START

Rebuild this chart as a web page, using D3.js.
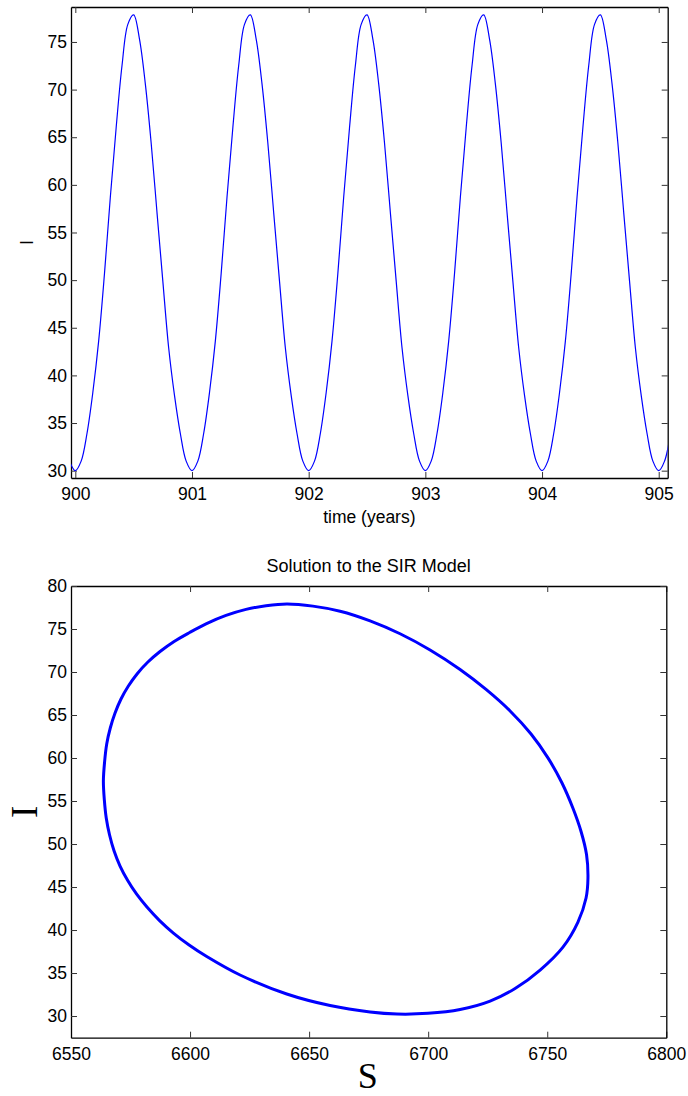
<!DOCTYPE html>
<html>
<head>
<meta charset="utf-8">
<script src="https://cdn.jsdelivr.net/npm/d3@7"></script>
<style>
  body { margin: 0; background: #fff; }
  svg { display: block; }
</style>
</head>
<body>
<div id="chart"></div>
<script>
//Time series of infected (top panel), sampled every 0.05 years
var timeYears = [899.95,
  900.00, 900.05, 900.10, 900.15, 900.20, 900.25, 900.30, 900.35, 900.40, 900.45,
  900.50, 900.55, 900.60, 900.65, 900.70, 900.75, 900.80, 900.85, 900.90, 900.95,
  901.00, 901.05, 901.10, 901.15, 901.20, 901.25, 901.30, 901.35, 901.40, 901.45,
  901.50, 901.55, 901.60, 901.65, 901.70, 901.75, 901.80, 901.85, 901.90, 901.95,
  902.00, 902.05, 902.10, 902.15, 902.20, 902.25, 902.30, 902.35, 902.40, 902.45,
  902.50, 902.55, 902.60, 902.65, 902.70, 902.75, 902.80, 902.85, 902.90, 902.95,
  903.00, 903.05, 903.10, 903.15, 903.20, 903.25, 903.30, 903.35, 903.40, 903.45,
  903.50, 903.55, 903.60, 903.65, 903.70, 903.75, 903.80, 903.85, 903.90, 903.95,
  904.00, 904.05, 904.10, 904.15, 904.20, 904.25, 904.30, 904.35, 904.40, 904.45,
  904.50, 904.55, 904.60, 904.65, 904.70, 904.75, 904.80, 904.85, 904.90, 904.95,
  905.00, 905.05, 905.10];

var infected = [31.0,
  30.0, 31.0, 33.9, 38.2, 43.6, 50.7, 58.7, 66.0, 72.5, 76.85,
  77.85, 75.3, 70.6, 64.4, 57.1, 49.9, 42.9, 37.9, 33.9, 31.0,
  30.0, 31.0, 33.9, 38.2, 43.6, 50.7, 58.7, 66.0, 72.5, 76.85,
  77.85, 75.3, 70.6, 64.4, 57.1, 49.9, 42.9, 37.9, 33.9, 31.0,
  30.0, 31.0, 33.9, 38.2, 43.6, 50.7, 58.7, 66.0, 72.5, 76.85,
  77.85, 75.3, 70.6, 64.4, 57.1, 49.9, 42.9, 37.9, 33.9, 31.0,
  30.0, 31.0, 33.9, 38.2, 43.6, 50.7, 58.7, 66.0, 72.5, 76.85,
  77.85, 75.3, 70.6, 64.4, 57.1, 49.9, 42.9, 37.9, 33.9, 31.0,
  30.0, 31.0, 33.9, 38.2, 43.6, 50.7, 58.7, 66.0, 72.5, 76.85,
  77.85, 75.3, 70.6, 64.4, 57.1, 49.9, 42.9, 37.9, 33.9, 31.0,
  30.0, 31.0, 33.9];

//Phase plane loop (bottom panel), going clockwise from the top
var loopS = [6640.7, 6651.6, 6663.0, 6675.6, 6688.2, 6700.8, 6713.4, 6724.3, 6734.4, 6743.2,
  6750.3, 6756.2, 6760.8, 6764.2, 6766.5, 6767.1,
  6766.3, 6762.9, 6756.6, 6747.0, 6736.5, 6726.0, 6713.4, 6699.9, 6686.9,
  6675.6, 6658.8, 6640.6, 6621.0, 6607.0, 6599.6, 6593.0, 6587.2, 6581.9, 6577.5,
  6573.7, 6570.6, 6568.1, 6566.2, 6564.8, 6564.0, 6563.6,
  6564.1, 6565.0, 6566.5, 6568.5, 6571.0, 6574.1, 6577.9, 6582.3, 6587.4, 6593.3,
  6599.8, 6606.7, 6615.1, 6623.5, 6631.9];
var loopI = [77.91, 77.66, 77.07, 75.95, 74.45, 72.56, 70.29, 67.97, 65.47, 62.79,
  60.02, 57.09, 54.15, 51.45, 48.77, 46.05,
  43.72, 40.93, 38.02, 35.35, 33.20, 31.74, 30.76, 30.31, 30.23,
  30.47, 31.22, 32.56, 34.77, 36.92, 38.26, 39.65, 41.10, 42.67, 44.19,
  45.81, 47.44, 49.19, 51.05, 53.02, 55.12, 57.33,
  59.53, 61.63, 63.49, 65.23, 66.86, 68.37, 69.83, 71.16, 72.38, 73.55,
  74.59, 75.60, 76.58, 77.28, 77.70];

//Tick values
var timeTicks = [900, 901, 902, 903, 904, 905];
var topITicks = [30, 35, 40, 45, 50, 55, 60, 65, 70, 75];
var sTicks = [6550, 6600, 6650, 6700, 6750, 6800];
var bottomITicks = [30, 35, 40, 45, 50, 55, 60, 65, 70, 75, 80];

var width = 688, height = 1096;
var sansFont = "'Liberation Sans', Arial, Helvetica, sans-serif";
var serifFont = "'Liberation Serif', 'Times New Roman', serif";

var svg = d3.select("#chart").append("svg").attr("width", width).attr("height", height);

//Draws a boxed panel with inward ticks on all four sides, returns the plot group
function drawPanel(box, x, y, xTicks, yTicks, id) {
  var w = box.right - box.left, h = box.bottom - box.top;
  var g = svg.append("g").attr("transform", "translate(" + box.left + "," + box.top + ")");

  g.append("clipPath").attr("id", id).append("rect").attr("width", w).attr("height", h);

  var bottomAxis = g.append("g").attr("transform", "translate(0," + h + ")")
    .call(d3.axisBottom(x).tickValues(xTicks).tickSizeInner(-6).tickSizeOuter(0).tickPadding(10).tickFormat(d3.format("d")));
  var topAxis = g.append("g")
    .call(d3.axisTop(x).tickValues(xTicks).tickSizeInner(-6).tickSizeOuter(0).tickFormat(""));
  var leftAxis = g.append("g")
    .call(d3.axisLeft(y).tickValues(yTicks).tickSizeInner(-6).tickSizeOuter(0).tickPadding(4).tickFormat(d3.format("d")));
  var rightAxis = g.append("g").attr("transform", "translate(" + w + ",0)")
    .call(d3.axisRight(y).tickValues(yTicks).tickSizeInner(-6).tickSizeOuter(0).tickFormat(""));

  [bottomAxis, topAxis, leftAxis, rightAxis].forEach(function(a) {
    a.select(".domain").attr("stroke", "#000").attr("stroke-width", 1.3);
    a.selectAll(".tick line").attr("stroke", "#333").attr("stroke-width", 1);
    a.selectAll("text").attr("fill", "#000").style("font-family", sansFont).style("font-size", "17.5px");
  });

  return g;
}

//Top panel: I against time
var topBox = {left: 71, top: 7, right: 667.7, bottom: 478};
var xTime = d3.scaleLinear().domain([899.963, 905.077]).range([0, topBox.right - topBox.left]);
var yTop = d3.scaleLinear().domain([29.23, 78.67]).range([topBox.bottom - topBox.top, 0]);
var topPanel = drawPanel(topBox, xTime, yTop, timeTicks, topITicks, "clipTop");

var timeLine = d3.line()
  .x(function(d, i) { return xTime(timeYears[i]); })
  .y(function(d) { return yTop(d); })
  .curve(d3.curveCatmullRom.alpha(0.5));

topPanel.append("path")
  .datum(infected)
  .attr("clip-path", "url(#clipTop)")
  .attr("d", timeLine)
  .attr("fill", "none")
  .attr("stroke", "#0000ff")
  .attr("stroke-width", 1.2);

svg.append("text")
  .attr("x", (topBox.left + topBox.right) / 2).attr("y", 523)
  .attr("text-anchor", "middle")
  .style("font-family", sansFont).style("font-size", "17.5px")
  .text("time (years)");

svg.append("text")
  .attr("transform", "translate(33," + (topBox.top + topBox.bottom) / 2 + ") rotate(-90)")
  .attr("text-anchor", "middle")
  .style("font-family", sansFont).style("font-size", "18px")
  .text("I");

//Bottom panel: phase plane I against S
var botBox = {left: 71, top: 586, right: 666.3, bottom: 1037.7};
var xS = d3.scaleLinear().domain([6550, 6800]).range([0, botBox.right - botBox.left]);
var yBot = d3.scaleLinear().domain([27.48, 80]).range([botBox.bottom - botBox.top, 0]);
var botPanel = drawPanel(botBox, xS, yBot, sTicks, bottomITicks, "clipBot");

var loopLine = d3.line()
  .x(function(d, i) { return xS(loopS[i]); })
  .y(function(d) { return yBot(d); })
  .curve(d3.curveCatmullRomClosed.alpha(0.5));

botPanel.append("path")
  .datum(loopI)
  .attr("clip-path", "url(#clipBot)")
  .attr("d", loopLine)
  .attr("fill", "none")
  .attr("stroke", "#0000ff")
  .attr("stroke-width", 3);

svg.append("text")
  .attr("x", (botBox.left + botBox.right) / 2).attr("y", 572)
  .attr("text-anchor", "middle")
  .style("font-family", sansFont).style("font-size", "18px")
  .text("Solution to the SIR Model");

svg.append("text")
  .attr("x", (botBox.left + botBox.right) / 2 - 1).attr("y", 1088)
  .attr("text-anchor", "middle")
  .style("font-family", serifFont).style("font-size", "36px")
  .text("S");

svg.append("text")
  .attr("transform", "translate(36.5," + (botBox.top + botBox.bottom) / 2 + ") rotate(-90)")
  .attr("text-anchor", "middle")
  .style("font-family", serifFont).style("font-size", "37px")
  .text("I");
</script>
</body>
</html>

END

Repeat only what lies between the start of the data and the end of the line containing "905.00, 905.05, 905.10];", exactly, with pictures left out.

Rebuild this chart as a web page, using D3.js.
<!DOCTYPE html>
<html>
<head>
<meta charset="utf-8">
<script src="https://cdn.jsdelivr.net/npm/d3@7"></script>
<style>
  body { margin: 0; background: #fff; }
  svg { display: block; }
</style>
</head>
<body>
<div id="chart"></div>
<script>
//Time series of infected (top panel), sampled every 0.05 years
var timeYears = [899.95,
  900.00, 900.05, 900.10, 900.15, 900.20, 900.25, 900.30, 900.35, 900.40, 900.45,
  900.50, 900.55, 900.60, 900.65, 900.70, 900.75, 900.80, 900.85, 900.90, 900.95,
  901.00, 901.05, 901.10, 901.15, 901.20, 901.25, 901.30, 901.35, 901.40, 901.45,
  901.50, 901.55, 901.60, 901.65, 901.70, 901.75, 901.80, 901.85, 901.90, 901.95,
  902.00, 902.05, 902.10, 902.15, 902.20, 902.25, 902.30, 902.35, 902.40, 902.45,
  902.50, 902.55, 902.60, 902.65, 902.70, 902.75, 902.80, 902.85, 902.90, 902.95,
  903.00, 903.05, 903.10, 903.15, 903.20, 903.25, 903.30, 903.35, 903.40, 903.45,
  903.50, 903.55, 903.60, 903.65, 903.70, 903.75, 903.80, 903.85, 903.90, 903.95,
  904.00, 904.05, 904.10, 904.15, 904.20, 904.25, 904.30, 904.35, 904.40, 904.45,
  904.50, 904.55, 904.60, 904.65, 904.70, 904.75, 904.80, 904.85, 904.90, 904.95,
  905.00, 905.05, 905.10];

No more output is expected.